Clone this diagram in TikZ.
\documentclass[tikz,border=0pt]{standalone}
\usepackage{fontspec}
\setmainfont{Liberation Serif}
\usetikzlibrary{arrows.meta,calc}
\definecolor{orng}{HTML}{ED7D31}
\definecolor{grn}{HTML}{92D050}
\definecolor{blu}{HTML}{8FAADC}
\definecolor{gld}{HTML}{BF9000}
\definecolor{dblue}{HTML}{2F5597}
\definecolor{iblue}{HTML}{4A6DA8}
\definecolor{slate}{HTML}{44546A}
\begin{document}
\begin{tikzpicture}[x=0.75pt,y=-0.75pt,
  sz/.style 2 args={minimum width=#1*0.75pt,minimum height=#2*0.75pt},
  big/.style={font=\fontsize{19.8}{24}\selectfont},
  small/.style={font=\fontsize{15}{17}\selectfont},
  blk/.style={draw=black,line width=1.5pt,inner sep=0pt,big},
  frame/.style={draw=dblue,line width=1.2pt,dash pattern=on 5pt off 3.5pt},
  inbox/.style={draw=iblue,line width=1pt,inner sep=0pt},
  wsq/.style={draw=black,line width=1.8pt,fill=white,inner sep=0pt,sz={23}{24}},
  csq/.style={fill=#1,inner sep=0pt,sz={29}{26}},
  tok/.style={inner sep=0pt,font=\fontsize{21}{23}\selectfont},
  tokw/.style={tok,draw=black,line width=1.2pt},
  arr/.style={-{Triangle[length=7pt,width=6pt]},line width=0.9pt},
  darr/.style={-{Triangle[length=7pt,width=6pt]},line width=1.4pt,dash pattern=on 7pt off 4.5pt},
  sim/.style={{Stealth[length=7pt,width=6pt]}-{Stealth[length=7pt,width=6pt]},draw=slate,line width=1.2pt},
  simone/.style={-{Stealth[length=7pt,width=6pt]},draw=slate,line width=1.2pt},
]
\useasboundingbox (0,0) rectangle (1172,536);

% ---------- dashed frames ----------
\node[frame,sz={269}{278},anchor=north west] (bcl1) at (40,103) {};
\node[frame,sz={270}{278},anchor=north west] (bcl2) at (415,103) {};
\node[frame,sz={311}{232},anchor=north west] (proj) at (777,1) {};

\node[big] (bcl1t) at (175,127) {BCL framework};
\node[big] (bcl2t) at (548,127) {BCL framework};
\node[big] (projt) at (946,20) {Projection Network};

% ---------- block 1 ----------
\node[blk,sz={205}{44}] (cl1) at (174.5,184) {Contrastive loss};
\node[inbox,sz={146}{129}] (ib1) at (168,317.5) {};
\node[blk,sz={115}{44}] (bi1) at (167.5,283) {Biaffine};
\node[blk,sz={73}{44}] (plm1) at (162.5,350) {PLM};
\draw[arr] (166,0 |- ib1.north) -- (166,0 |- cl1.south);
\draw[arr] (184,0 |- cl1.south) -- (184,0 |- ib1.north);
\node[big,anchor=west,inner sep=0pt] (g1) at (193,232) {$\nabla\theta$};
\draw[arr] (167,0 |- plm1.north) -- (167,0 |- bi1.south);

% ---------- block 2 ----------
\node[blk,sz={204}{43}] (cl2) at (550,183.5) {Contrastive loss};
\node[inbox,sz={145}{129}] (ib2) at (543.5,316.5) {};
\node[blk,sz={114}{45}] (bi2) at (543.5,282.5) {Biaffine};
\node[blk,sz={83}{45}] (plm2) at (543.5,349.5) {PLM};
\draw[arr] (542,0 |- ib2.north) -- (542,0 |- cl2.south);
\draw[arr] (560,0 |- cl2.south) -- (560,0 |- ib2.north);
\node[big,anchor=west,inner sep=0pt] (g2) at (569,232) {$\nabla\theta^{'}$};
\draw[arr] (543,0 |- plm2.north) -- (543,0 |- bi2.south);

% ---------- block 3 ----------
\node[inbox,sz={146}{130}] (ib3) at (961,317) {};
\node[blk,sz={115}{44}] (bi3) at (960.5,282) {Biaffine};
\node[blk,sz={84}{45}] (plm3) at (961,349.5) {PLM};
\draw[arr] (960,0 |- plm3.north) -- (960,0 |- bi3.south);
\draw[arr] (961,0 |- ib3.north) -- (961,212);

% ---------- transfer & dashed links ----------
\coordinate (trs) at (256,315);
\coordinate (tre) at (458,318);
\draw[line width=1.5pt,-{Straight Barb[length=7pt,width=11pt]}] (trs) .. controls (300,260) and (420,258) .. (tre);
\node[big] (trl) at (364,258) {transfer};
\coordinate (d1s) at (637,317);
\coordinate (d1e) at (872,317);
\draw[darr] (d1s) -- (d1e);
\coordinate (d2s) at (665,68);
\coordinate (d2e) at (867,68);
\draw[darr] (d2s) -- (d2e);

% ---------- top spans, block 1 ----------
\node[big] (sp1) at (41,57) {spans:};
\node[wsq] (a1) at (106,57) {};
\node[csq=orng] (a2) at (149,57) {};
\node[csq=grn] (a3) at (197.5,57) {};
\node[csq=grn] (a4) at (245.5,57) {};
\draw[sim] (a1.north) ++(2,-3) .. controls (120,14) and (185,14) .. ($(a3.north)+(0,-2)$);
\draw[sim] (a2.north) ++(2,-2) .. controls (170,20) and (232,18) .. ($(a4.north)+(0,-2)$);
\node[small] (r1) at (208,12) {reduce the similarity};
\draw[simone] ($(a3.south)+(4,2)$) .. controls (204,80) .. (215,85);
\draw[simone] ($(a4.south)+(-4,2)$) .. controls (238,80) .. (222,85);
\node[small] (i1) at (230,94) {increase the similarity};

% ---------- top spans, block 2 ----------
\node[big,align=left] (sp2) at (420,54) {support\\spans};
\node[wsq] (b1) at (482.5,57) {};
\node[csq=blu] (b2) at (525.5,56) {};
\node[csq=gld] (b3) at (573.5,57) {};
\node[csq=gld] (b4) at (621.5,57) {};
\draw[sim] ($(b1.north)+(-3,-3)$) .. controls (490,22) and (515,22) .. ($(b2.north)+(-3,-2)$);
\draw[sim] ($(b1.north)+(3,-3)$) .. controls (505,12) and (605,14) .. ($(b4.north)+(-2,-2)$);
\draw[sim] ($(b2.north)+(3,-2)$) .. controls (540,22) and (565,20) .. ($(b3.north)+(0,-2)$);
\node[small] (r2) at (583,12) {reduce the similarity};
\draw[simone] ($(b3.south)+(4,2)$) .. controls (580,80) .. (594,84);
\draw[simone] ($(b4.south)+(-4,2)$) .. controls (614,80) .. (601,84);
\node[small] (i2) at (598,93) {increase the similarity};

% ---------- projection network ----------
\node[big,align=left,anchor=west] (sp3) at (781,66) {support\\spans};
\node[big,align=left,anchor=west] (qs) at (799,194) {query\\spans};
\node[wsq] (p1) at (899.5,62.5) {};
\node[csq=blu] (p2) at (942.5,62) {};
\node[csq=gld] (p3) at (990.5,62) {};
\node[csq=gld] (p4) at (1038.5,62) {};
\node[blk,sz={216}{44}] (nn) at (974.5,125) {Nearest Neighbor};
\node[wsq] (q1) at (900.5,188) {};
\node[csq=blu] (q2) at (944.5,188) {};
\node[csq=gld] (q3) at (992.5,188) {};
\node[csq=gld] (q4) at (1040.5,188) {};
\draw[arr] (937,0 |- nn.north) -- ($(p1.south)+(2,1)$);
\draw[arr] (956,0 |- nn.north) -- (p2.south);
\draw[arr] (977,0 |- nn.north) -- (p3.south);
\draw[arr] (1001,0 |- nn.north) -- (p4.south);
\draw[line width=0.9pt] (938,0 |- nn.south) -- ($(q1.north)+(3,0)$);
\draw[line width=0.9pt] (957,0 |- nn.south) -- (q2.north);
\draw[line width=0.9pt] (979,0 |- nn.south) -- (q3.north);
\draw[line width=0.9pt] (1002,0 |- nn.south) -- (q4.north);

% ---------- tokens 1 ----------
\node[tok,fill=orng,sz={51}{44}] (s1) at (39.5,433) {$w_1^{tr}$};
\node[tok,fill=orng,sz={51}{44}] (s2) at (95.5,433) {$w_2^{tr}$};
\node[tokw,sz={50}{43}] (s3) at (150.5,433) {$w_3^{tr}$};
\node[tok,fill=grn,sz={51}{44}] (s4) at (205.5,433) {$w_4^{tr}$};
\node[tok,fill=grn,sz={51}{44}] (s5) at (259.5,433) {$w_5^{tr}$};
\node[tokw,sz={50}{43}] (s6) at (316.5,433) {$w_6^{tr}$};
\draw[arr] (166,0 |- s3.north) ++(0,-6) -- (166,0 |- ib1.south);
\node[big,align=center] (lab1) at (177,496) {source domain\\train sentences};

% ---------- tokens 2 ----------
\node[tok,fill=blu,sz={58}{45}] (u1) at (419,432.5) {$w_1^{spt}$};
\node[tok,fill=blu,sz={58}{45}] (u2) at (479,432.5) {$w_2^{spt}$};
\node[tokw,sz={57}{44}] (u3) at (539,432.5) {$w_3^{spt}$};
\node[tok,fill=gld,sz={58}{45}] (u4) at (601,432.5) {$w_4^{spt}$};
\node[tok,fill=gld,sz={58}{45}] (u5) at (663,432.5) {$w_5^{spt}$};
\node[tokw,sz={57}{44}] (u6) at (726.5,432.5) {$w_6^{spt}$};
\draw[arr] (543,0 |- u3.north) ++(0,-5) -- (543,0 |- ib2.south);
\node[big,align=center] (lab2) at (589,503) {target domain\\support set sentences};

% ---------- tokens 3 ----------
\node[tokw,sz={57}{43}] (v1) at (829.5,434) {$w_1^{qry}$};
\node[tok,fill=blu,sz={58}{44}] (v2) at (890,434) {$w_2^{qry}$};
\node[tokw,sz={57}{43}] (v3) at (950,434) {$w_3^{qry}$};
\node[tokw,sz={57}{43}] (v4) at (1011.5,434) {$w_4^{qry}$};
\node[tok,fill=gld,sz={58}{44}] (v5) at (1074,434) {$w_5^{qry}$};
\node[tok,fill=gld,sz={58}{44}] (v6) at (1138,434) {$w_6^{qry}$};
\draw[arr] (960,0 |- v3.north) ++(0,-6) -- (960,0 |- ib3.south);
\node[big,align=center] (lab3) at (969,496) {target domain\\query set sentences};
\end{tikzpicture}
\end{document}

= Aim of the task =
Take the lines above from the first through the one containing "(0,0) rectangle (1172,536);" and reproduce them exactly; include nothing else.

= Task response =
Clone this diagram in TikZ.
\documentclass[tikz,border=0pt]{standalone}
\usepackage{fontspec}
\setmainfont{Liberation Serif}
\usetikzlibrary{arrows.meta,calc}
\definecolor{orng}{HTML}{ED7D31}
\definecolor{grn}{HTML}{92D050}
\definecolor{blu}{HTML}{8FAADC}
\definecolor{gld}{HTML}{BF9000}
\definecolor{dblue}{HTML}{2F5597}
\definecolor{iblue}{HTML}{4A6DA8}
\definecolor{slate}{HTML}{44546A}
\begin{document}
\begin{tikzpicture}[x=0.75pt,y=-0.75pt,
  sz/.style 2 args={minimum width=#1*0.75pt,minimum height=#2*0.75pt},
  big/.style={font=\fontsize{19.8}{24}\selectfont},
  small/.style={font=\fontsize{15}{17}\selectfont},
  blk/.style={draw=black,line width=1.5pt,inner sep=0pt,big},
  frame/.style={draw=dblue,line width=1.2pt,dash pattern=on 5pt off 3.5pt},
  inbox/.style={draw=iblue,line width=1pt,inner sep=0pt},
  wsq/.style={draw=black,line width=1.8pt,fill=white,inner sep=0pt,sz={23}{24}},
  csq/.style={fill=#1,inner sep=0pt,sz={29}{26}},
  tok/.style={inner sep=0pt,font=\fontsize{21}{23}\selectfont},
  tokw/.style={tok,draw=black,line width=1.2pt},
  arr/.style={-{Triangle[length=7pt,width=6pt]},line width=0.9pt},
  darr/.style={-{Triangle[length=7pt,width=6pt]},line width=1.4pt,dash pattern=on 7pt off 4.5pt},
  sim/.style={{Stealth[length=7pt,width=6pt]}-{Stealth[length=7pt,width=6pt]},draw=slate,line width=1.2pt},
  simone/.style={-{Stealth[length=7pt,width=6pt]},draw=slate,line width=1.2pt},
]
\useasboundingbox (0,0) rectangle (1172,536);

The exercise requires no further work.